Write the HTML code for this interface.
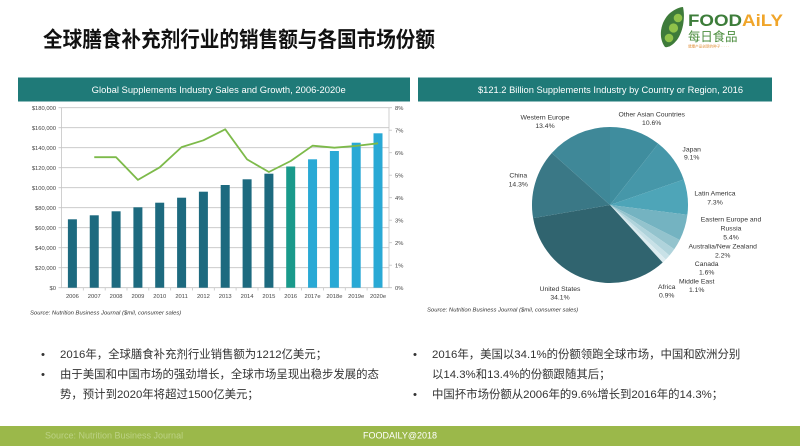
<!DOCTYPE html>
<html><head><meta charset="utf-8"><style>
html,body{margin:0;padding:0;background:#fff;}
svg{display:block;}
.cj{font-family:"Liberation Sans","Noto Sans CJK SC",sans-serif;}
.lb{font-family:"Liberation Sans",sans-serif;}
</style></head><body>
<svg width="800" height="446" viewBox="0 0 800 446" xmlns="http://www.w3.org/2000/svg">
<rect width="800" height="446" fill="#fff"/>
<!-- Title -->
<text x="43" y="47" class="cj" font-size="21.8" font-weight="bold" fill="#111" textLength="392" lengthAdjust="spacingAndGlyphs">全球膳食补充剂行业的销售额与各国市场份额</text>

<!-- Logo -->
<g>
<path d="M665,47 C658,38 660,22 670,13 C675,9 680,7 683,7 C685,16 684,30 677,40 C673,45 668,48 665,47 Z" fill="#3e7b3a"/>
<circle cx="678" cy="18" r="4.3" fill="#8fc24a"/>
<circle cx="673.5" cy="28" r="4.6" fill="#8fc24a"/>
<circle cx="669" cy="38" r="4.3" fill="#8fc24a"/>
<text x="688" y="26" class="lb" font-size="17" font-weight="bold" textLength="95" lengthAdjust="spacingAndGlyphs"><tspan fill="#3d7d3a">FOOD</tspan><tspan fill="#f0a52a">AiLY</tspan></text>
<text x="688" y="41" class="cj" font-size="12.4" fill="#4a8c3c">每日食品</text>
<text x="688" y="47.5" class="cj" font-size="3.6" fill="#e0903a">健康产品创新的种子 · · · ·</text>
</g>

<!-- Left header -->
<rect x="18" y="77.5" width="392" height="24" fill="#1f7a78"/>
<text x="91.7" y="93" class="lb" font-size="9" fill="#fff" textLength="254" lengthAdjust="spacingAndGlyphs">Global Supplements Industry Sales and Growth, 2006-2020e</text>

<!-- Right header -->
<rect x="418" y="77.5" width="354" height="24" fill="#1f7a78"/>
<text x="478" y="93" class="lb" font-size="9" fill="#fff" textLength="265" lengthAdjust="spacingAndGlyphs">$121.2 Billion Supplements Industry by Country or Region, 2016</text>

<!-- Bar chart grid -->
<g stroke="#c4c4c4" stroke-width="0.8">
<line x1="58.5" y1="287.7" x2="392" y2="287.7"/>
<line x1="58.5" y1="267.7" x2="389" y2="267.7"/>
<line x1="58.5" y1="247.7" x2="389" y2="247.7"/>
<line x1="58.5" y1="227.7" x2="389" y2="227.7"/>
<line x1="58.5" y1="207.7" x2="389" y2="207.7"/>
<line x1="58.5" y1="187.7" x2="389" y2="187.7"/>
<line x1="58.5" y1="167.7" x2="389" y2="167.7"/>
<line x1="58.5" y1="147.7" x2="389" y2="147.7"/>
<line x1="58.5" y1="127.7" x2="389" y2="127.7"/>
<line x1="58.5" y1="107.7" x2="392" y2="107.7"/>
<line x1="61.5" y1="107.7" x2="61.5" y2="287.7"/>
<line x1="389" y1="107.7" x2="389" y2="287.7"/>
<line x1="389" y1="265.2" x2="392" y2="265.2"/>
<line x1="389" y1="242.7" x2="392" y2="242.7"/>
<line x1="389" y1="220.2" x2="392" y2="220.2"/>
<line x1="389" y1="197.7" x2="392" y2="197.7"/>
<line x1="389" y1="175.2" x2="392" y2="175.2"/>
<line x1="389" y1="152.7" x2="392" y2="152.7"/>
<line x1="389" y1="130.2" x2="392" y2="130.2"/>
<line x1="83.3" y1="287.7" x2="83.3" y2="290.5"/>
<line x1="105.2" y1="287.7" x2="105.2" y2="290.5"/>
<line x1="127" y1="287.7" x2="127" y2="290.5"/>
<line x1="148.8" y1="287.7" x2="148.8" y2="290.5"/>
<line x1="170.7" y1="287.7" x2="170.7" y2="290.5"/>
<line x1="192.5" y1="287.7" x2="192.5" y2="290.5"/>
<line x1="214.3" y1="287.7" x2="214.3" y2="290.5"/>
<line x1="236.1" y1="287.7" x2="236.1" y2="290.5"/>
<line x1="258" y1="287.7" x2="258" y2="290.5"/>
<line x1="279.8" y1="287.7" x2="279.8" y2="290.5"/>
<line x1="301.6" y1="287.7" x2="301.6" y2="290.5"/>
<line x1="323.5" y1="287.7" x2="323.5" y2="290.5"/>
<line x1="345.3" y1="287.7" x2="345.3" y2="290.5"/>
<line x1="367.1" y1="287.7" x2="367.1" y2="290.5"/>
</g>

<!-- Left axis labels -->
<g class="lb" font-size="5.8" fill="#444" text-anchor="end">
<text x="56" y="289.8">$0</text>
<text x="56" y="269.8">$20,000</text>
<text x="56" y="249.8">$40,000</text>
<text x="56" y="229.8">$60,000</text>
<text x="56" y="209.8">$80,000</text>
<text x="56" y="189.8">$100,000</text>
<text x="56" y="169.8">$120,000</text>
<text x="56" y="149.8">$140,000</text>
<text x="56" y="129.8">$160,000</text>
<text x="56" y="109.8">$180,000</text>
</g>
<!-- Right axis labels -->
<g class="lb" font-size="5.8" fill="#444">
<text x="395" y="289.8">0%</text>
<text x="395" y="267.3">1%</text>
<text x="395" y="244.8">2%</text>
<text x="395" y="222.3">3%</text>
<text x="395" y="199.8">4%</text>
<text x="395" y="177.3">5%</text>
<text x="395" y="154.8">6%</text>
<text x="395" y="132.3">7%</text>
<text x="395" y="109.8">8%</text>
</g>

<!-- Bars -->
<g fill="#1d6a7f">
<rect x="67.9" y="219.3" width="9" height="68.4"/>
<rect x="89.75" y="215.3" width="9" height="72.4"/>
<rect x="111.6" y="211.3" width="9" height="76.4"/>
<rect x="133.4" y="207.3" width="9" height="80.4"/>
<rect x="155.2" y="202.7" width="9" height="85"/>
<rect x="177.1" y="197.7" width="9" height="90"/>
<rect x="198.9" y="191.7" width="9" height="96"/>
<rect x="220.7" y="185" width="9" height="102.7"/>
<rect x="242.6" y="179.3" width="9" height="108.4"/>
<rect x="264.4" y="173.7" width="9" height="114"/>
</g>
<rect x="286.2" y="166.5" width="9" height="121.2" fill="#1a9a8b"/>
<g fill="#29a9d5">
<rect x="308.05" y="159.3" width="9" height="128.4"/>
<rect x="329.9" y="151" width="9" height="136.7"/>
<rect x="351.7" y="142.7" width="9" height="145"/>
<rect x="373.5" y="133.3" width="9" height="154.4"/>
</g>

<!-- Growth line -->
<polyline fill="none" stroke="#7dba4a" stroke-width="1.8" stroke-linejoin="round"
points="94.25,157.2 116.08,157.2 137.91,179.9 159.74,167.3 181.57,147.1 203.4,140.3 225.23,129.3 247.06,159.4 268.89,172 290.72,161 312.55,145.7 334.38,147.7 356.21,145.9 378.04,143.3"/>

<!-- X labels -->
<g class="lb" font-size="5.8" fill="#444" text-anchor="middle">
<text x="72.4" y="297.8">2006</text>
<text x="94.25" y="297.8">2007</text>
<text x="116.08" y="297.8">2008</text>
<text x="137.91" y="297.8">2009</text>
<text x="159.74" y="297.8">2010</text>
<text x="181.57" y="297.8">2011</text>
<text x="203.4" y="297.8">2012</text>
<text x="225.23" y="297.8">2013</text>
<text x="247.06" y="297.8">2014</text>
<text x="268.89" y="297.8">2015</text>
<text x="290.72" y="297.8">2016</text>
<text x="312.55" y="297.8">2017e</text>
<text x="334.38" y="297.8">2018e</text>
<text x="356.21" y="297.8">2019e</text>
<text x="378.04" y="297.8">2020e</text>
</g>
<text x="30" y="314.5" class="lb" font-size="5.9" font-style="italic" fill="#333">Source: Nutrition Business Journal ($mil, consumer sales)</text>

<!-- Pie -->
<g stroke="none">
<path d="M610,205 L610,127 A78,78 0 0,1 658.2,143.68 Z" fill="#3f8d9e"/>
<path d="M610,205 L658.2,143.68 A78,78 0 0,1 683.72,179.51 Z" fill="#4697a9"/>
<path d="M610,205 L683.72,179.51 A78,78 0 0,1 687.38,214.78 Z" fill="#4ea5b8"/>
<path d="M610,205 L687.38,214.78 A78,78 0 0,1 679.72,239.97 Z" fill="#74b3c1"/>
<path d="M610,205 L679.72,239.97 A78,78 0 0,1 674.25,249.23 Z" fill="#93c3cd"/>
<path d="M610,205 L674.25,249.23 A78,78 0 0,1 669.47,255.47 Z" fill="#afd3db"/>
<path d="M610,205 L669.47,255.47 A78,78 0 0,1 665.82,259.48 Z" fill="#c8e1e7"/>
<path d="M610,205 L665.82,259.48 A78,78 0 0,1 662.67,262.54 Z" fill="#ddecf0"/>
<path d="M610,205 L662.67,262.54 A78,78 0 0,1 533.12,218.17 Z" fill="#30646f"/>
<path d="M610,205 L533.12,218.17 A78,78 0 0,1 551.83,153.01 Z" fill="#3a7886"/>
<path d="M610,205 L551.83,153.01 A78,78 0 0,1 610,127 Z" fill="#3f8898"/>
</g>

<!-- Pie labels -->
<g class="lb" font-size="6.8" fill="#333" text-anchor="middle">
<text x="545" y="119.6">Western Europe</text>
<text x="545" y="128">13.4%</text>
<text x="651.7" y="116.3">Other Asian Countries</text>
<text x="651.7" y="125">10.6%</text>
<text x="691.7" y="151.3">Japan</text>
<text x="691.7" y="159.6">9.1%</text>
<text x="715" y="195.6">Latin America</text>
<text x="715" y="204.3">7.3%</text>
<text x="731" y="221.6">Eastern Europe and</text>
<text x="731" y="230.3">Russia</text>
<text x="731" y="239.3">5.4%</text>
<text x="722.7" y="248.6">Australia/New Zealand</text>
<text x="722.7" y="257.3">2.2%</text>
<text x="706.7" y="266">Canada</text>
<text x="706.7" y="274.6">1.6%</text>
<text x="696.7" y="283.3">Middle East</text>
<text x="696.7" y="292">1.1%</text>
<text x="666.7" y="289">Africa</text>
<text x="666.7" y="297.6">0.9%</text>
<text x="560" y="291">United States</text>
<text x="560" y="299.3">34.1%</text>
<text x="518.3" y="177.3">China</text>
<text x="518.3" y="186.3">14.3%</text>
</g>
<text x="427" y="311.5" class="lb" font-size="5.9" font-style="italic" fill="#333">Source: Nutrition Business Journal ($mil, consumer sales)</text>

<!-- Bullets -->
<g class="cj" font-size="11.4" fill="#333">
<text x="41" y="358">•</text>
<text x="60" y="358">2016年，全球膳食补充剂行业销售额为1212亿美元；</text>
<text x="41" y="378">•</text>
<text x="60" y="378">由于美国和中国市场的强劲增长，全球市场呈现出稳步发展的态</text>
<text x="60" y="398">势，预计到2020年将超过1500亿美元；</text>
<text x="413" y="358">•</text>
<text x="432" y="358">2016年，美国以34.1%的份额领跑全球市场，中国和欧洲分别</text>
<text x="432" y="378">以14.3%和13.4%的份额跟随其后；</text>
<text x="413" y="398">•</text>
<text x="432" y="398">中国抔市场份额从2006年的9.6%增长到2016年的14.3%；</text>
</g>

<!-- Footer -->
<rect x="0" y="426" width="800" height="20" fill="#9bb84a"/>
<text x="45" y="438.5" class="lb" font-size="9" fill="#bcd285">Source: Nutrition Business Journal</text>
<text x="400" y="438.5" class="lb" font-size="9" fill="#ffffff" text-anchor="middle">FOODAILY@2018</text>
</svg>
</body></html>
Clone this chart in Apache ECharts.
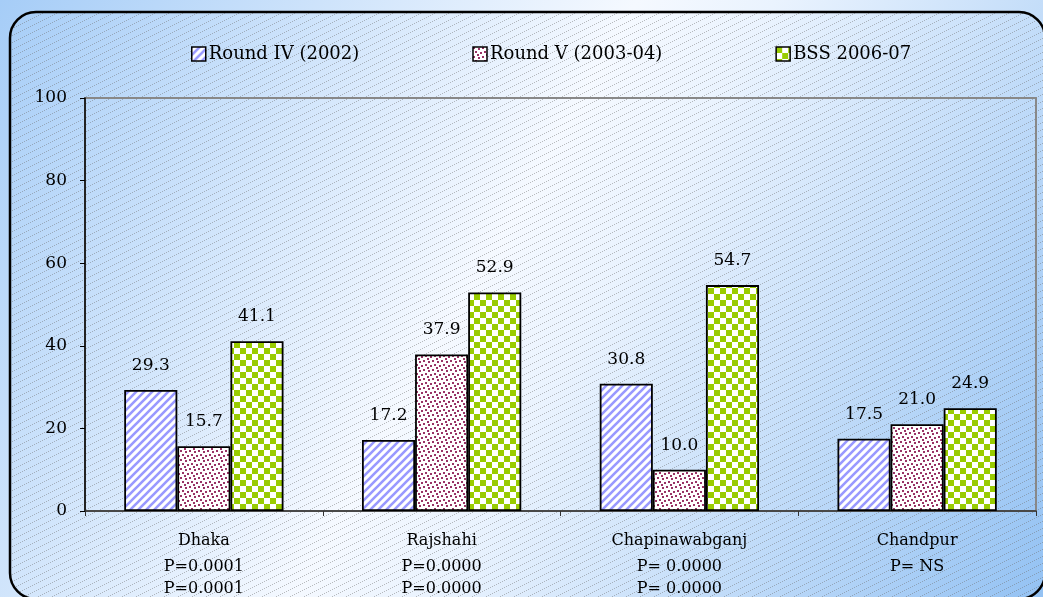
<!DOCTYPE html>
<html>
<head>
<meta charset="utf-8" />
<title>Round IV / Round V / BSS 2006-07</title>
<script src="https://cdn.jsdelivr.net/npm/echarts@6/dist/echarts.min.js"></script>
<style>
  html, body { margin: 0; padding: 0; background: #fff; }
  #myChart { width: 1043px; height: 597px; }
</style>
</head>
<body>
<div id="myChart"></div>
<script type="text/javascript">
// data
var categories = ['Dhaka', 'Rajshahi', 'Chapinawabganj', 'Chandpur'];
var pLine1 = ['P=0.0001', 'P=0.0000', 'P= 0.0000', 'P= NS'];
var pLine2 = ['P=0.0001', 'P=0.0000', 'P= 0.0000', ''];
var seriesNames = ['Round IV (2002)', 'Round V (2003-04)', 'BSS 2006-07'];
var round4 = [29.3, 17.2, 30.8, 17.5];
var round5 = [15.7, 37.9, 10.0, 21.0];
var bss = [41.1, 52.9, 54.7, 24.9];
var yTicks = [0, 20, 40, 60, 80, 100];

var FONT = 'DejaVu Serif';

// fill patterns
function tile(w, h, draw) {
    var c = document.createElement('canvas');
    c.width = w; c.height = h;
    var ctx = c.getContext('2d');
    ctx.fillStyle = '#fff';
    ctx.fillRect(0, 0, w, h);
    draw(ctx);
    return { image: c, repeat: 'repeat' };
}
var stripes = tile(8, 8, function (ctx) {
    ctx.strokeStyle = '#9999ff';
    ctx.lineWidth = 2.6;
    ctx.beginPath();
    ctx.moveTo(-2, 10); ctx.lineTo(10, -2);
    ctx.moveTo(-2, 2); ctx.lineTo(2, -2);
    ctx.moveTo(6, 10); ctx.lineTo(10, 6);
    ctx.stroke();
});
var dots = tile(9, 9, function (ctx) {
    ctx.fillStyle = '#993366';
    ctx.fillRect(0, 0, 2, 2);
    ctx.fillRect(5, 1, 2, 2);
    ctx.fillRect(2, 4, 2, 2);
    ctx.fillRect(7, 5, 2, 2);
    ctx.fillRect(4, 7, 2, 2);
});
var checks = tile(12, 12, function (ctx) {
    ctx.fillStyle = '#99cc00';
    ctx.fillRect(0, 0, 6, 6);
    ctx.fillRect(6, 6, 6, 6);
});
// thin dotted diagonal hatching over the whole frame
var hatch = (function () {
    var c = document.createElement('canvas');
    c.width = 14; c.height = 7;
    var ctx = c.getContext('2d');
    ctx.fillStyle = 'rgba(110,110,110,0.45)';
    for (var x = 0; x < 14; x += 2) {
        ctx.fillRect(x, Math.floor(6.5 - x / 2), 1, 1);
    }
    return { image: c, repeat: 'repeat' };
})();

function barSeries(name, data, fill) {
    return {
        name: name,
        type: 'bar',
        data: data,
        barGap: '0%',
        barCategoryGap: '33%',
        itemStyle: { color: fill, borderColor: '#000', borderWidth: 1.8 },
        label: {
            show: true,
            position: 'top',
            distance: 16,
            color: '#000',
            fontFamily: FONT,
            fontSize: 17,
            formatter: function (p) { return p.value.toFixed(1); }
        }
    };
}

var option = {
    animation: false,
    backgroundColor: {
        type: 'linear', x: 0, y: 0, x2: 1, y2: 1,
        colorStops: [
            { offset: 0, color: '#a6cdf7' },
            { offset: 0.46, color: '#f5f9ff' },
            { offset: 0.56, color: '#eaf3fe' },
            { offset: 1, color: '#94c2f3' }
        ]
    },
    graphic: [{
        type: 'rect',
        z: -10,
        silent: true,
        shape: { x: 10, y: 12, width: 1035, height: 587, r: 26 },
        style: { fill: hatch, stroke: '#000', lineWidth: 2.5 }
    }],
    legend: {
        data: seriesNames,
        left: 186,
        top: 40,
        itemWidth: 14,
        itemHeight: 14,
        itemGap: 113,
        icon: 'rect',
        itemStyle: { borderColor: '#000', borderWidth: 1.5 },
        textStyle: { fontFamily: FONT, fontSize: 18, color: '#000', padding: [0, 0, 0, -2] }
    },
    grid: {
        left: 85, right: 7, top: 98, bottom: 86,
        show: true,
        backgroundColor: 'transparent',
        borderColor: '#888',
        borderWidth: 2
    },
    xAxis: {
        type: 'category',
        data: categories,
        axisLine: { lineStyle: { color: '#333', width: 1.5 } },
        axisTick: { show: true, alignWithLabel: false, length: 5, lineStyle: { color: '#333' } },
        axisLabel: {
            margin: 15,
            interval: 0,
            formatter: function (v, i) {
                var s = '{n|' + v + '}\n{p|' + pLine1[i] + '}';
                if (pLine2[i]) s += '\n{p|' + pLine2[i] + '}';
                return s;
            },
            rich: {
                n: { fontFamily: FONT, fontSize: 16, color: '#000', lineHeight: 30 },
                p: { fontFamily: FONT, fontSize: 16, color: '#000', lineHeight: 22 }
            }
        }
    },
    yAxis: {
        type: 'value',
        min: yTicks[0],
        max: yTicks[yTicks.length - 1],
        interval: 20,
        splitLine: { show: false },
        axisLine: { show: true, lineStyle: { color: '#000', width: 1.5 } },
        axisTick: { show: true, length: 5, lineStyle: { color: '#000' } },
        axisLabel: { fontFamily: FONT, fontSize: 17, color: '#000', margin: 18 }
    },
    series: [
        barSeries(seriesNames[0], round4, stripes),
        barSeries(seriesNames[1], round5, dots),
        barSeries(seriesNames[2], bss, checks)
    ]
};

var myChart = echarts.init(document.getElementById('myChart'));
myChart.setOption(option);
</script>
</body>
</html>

▶ WHAT TO DO:
In the listing above, find the line with "Clone this chart in Apache ECharts." and the line with "var FONT = 'DejaVu Serif';". Set down exactly those lines and everything between them, skipping pictures.

▶ COMPLETE RESPONSE:
Clone this chart in Apache ECharts.
<!DOCTYPE html>
<html>
<head>
<meta charset="utf-8" />
<title>Round IV / Round V / BSS 2006-07</title>
<script src="https://cdn.jsdelivr.net/npm/echarts@6/dist/echarts.min.js"></script>
<style>
  html, body { margin: 0; padding: 0; background: #fff; }
  #myChart { width: 1043px; height: 597px; }
</style>
</head>
<body>
<div id="myChart"></div>
<script type="text/javascript">
// data
var categories = ['Dhaka', 'Rajshahi', 'Chapinawabganj', 'Chandpur'];
var pLine1 = ['P=0.0001', 'P=0.0000', 'P= 0.0000', 'P= NS'];
var pLine2 = ['P=0.0001', 'P=0.0000', 'P= 0.0000', ''];
var seriesNames = ['Round IV (2002)', 'Round V (2003-04)', 'BSS 2006-07'];
var round4 = [29.3, 17.2, 30.8, 17.5];
var round5 = [15.7, 37.9, 10.0, 21.0];
var bss = [41.1, 52.9, 54.7, 24.9];
var yTicks = [0, 20, 40, 60, 80, 100];

var FONT = 'DejaVu Serif';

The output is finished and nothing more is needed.